İstanbul Tekstil ve Hammaddeleri İhracatçıları Birliği’nin (İTHİB) Türk tekstil sektörünün geleceğine ışık tutmak için düzenlendiği Ortak Akıl Toplantıları’nın 9’uncusu, Türkiye Ev Tekstili Sanayicileri ve İşadamları Derneği (TETSİAD) ile gerçekleşti. İTHİB Başkanı İsmail Gülle ve TETSİAD Başkanı Yaşar Küçükçalık’ın Başkanlığı’nda yapılan toplantıda, Dernek Yönetim Kurulu Üyeleri ve sektör temsilcileri bir araya geldi.

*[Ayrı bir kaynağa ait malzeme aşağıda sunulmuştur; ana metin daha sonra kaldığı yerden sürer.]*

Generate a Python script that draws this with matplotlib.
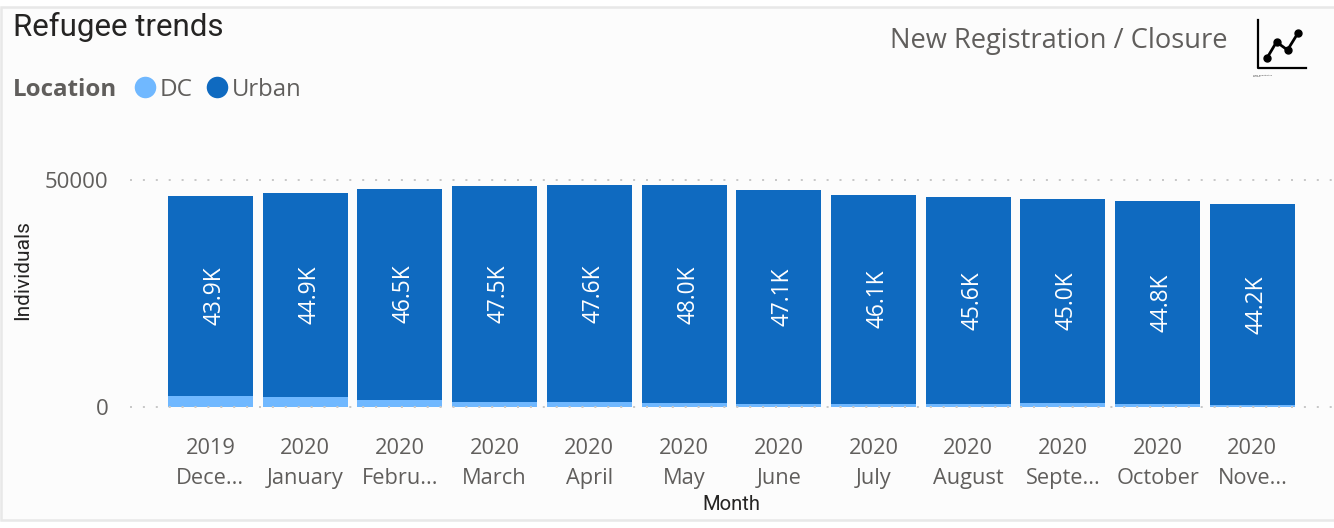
import matplotlib
matplotlib.use("Agg")
import matplotlib.pyplot as plt
from matplotlib.patches import Rectangle
from matplotlib.lines import Line2D

W, H = 1334, 528

years = ["2019", "2020", "2020", "2020", "2020", "2020", "2020", "2020", "2020", "2020", "2020", "2020"]
months = ["Dece...", "January", "Febru...", "March", "April", "May", "June", "July", "August", "Septe...", "October", "Nove..."]
urban = [43900, 44900, 46500, 47500, 47600, 48000, 47100, 46100, 45600, 45000, 44800, 44200]
dc = [2500, 2200, 1600, 1100, 1200, 800, 700, 700, 700, 800, 600, 500]
labels = ["43.9K", "44.9K", "46.5K", "47.5K", "47.6K", "48.0K", "47.1K", "46.1K", "45.6K", "45.0K", "44.8K", "44.2K"]
yticks = [0, 50000]

icon_x = [1267, 1276.5, 1287.5, 1298]
icon_y = [58, 42, 50, 33]

C_DC = "#70B8FF"
C_URBAN = "#0F6AC0"
C_TEXT = "#605E5C"
C_DARK = "#252423"
BODY = "Open Sans"
HEAD = "Roboto"


def fx(px):
    return px / W


def fy(py):
    return 1 - py / H


fig = plt.figure(figsize=(W / 100, H / 100), dpi=100, facecolor="white")
fig.add_artist(Rectangle((fx(1), fy(520)), fx(1336), fy(7) - fy(520), transform=fig.transFigure,
                         facecolor="#FCFCFC", edgecolor="#E8E8E8", linewidth=1.8, zorder=-5))

left, right, top, bottom = 130, 1332, 180, 407
ax = fig.add_axes([fx(left), fy(bottom), fx(right - left), (bottom - top) / H])
ax.patch.set_alpha(0)
x0, pitch = 210.4, 94.72
ax.set_xlim((left - x0) / pitch, (right - x0) / pitch)
ax.set_ylim(0, 50000)
for s in ax.spines.values():
    s.set_visible(False)

xs = list(range(len(urban)))
width = 85 / pitch
ax.bar(xs, dc, width=width, color=C_DC, zorder=2)
ax.bar(xs, urban, width=width, bottom=dc, color=C_URBAN, zorder=2)

for y in yticks:
    ax.axhline(y, color="#C8C8C8", lw=1.44, linestyle=(0, (1, 5.45)), zorder=3, clip_on=False)

for x, d, u, t in zip(xs, dc, urban, labels):
    ax.annotate(t, (x, d + u / 2), xytext=(2.9, 0), textcoords="offset points", rotation=90,
                ha="center", va="center", color="white", fontsize=16.3, family=BODY, zorder=4)

ax.set_yticks(yticks, [str(v) for v in yticks])
ax.tick_params(axis="y", length=0, pad=15.5, labelsize=16, labelcolor=C_TEXT)
ax.set_xticks(xs, [f"{a}\n{b}" for a, b in zip(years, months)])
ax.tick_params(axis="x", length=0, pad=22.5, labelsize=15.7, labelcolor=C_TEXT)
for t in ax.get_xticklabels() + ax.get_yticklabels():
    t.set_family(BODY)
for t in ax.get_xticklabels():
    t.set_linespacing(1.55)

fig.text(fx(13), fy(27), "Refugee trends", family=HEAD, fontsize=22.5, color=C_DARK, va="center", ha="left")
fig.text(fx(23), fy(270), "Individuals", rotation=90, family=HEAD, fontsize=15, color=C_DARK, va="center", ha="center")
fig.text(fx(731), fy(505), "Month", family=HEAD, fontsize=14.6, color=C_DARK, va="center", ha="center")
fig.text(fx(1227), fy(41), "New Registration / Closure", family=BODY, fontsize=19.6, color=C_TEXT, va="center", ha="right")

fig.text(fx(13), fy(90), "Location", family=BODY, fontsize=17.4, fontweight="bold", color=C_TEXT, va="center", ha="left")
fig.text(fx(160), fy(90), "DC", family=BODY, fontsize=17.5, color=C_TEXT, va="center", ha="left")
fig.text(fx(232), fy(90), "Urban", family=BODY, fontsize=17.2, color=C_TEXT, va="center", ha="left")
for cx, c in ((145, C_DC), (217, C_URBAN)):
    fig.add_artist(Line2D([fx(cx)], [fy(87)], marker="o", ms=15.5, mfc=c, mec=c, mew=0, ls="none"))

fig.add_artist(Line2D([fx(1258), fx(1258), fx(1306)], [fy(20), fy(68), fy(68)], color="black", lw=1.6))
fig.add_artist(Line2D([fx(v) for v in icon_x], [fy(v) for v in icon_y], color="black", lw=2,
                      marker="o", ms=5))
fig.text(fx(1253), fy(76), "New Registration\nClosure", fontsize=1.6, color="#444444", va="center", ha="left")

fig.savefig("out.png", dpi=100, facecolor="white")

Pamuğun Önemini Anlamalıyız
Tekstil sektörünün ihracatı ve gelişiminde ev tekstili sektörüne düşen pay, sektörün gelişimi için neler yapılabileceği, ihracatta hangi pazarlara odaklanmanın Türk tekstil sektörünü büyüteceği gibi konular ele alındığı toplantının açılış konuşmasını yapan TETSİAD Başkanı Yaşar Küçükçalık, dünyada Türk ev tekstili sektörünün konumuna değinerek “Pamuklu sektörü Türkiye’yi taşıyan bir sektör. Ev tekstilinin dünyada 3. sıraya oturmasındaki en önemli neden ise pamuk. 3,5 Milyar dolarlık ihracatın çoğu havlu ve çarşaftan elde edilmekte” dedi. Sözlerine devam eden Küçükçalık “Ancak son dönemlerde sektör ihracatında düşüş gözlemliyoruz. Bunun önemli nedenleri arasında ise; ithalat politikalarındaki dengesizlik, yerli üretimin desteklenmemesi ve kendi sektörümüzü en iyi şekilde tanıtacak ve 2023 yılında gerçekleştirmeyi planladığımız 500 milyar dolarlık hedefe ulaşma yolunda mutlak olması gereken fuar alanlarının yetersiz kalması yatıyor. İthalat dengeli olup, içeride yatırımı körüklemeli” şeklinde konuştu.
“İran’a Odaklanmalıyız”
İTHİB Başkanı İsmail Gülle de yaptığı konuşmada, sektörle ilgili genel sayısal verileri paylaşarak, “Türkiye tekstilde, dünyanın 6. büyük ihracatçısı. Ev tekstili sektöründe ise dünyanın 4. büyük ihracatçısı. Ev tekstili ihracatımızın değeri 2.1 milyar dolar. Son dönemlerde komşularımızdaki karışıklıklara rağmen sektör ihracatımız yüzde 6 büyüdü. Ancak ülkeler bazında 2013’ten 2014’e bazı değişiklikleri size aktarmak isterim. Rusya’daki karışıklık nedeniyle ihracatımızda yüzde 25 düşüş görünüyor. İtalya’da yüzde 5 artış, Almanya’ya yüzde 1 artış, İngiltere’ye yüzde 14 artış ve İran’a da yüzde 42 artış yaşandı. Burada da görülüyor ki İran pazarına odaklanmak gerekli. 80 milyonluk bu nüfusun ihtiyaçları da yüksek. Ticari heyetlerimizle birlikte siyasi havanın da iyi olduğu bu ülkeye yatırım yapmak önemli. Burada altını çizmek istediğim bir diğer nokta ise ithalat yasakları. Yerli üretimin desteklenmesi için önemli olan bu durum karşısında ithalatımız 2012’de yüzde 27 oranında düşmüşken, 2014’te 5.2 milyar dolar ile yeniden yükselmiş durumda. Bu oran artma yerine azalmalı.” dedi.